We found these tiny tracks, and wondered what they were. The larger track in the upper left appeared to be a Raccoon track, but what are those two tiny tracks? This is one we didn't figure out.
The students all posed on the trail bridge for me. A great morning; helps keep me young at heart!
I've been on several walks in the woods over the past nearly a month since we arrived home from B.C. This one was back at the end of April, when the woods was still largely bare, but the first spring flowers were starting to bloom.
The occasion was the annual spring refresher workshop for volunteer Land Stewards with the Bruce Trail. We met in this tiny community centre in the hamlet of Woodford, halfway between Meaford and Owen Sound.
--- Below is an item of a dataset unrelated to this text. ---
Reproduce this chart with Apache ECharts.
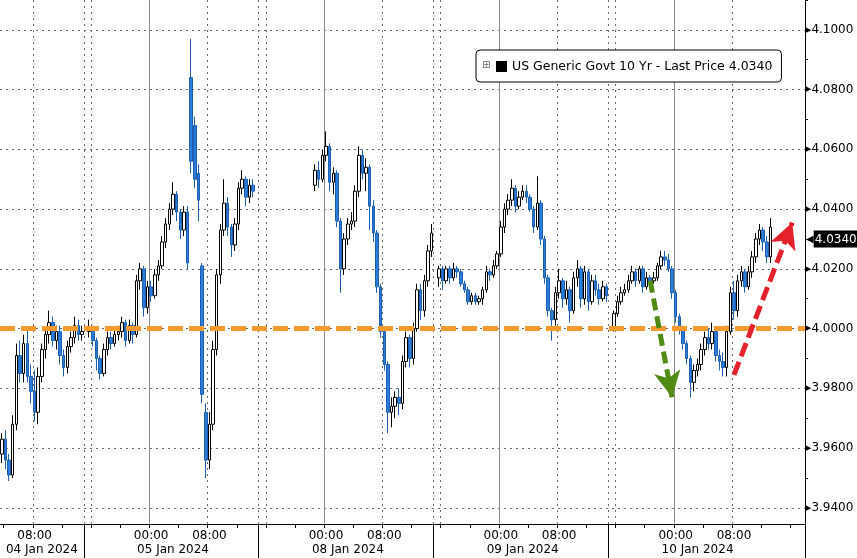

After the morning talks, there was an afternoon walk. There was a great turnout of enthusiastic volunteers, learning a lot of botany this year. Training focuses on different topics each year.
As we started on the walk, we passed this old lime kiln built into the edge of the short cliff. I'm standing on the Bruce Trail to take the picture.
And along the trail we started seeing the wildflowers. The Red Trillium comes out quite early, long before the White Trillium, our only other common trillium species.
Nearby was a patch of Blue Cohosh, still that somewhat purple colour it is when it comes out of the ground, but changing to green fast.
The tiny Sugar Maple leaves were just starting. With the cold weather, they stayed this size for nearly three weeks!
There were a few patches of Wild Leek, easily recognized at this time of year by its bright green colour. It doesn't bloom til later in the summer.
The Dogtooth Violet or Trout Lily wasn't open, as it was quite a cool day, but they were in bloom.
There were lots of White and Blue Violets in bloom.
And a few of last year's fern fronds, like this Maidenhair Fern, provide the promise of fresh new fronds to unfurl soon.
As for today, I was looking forward to working outside, but we've had rain on and off all day!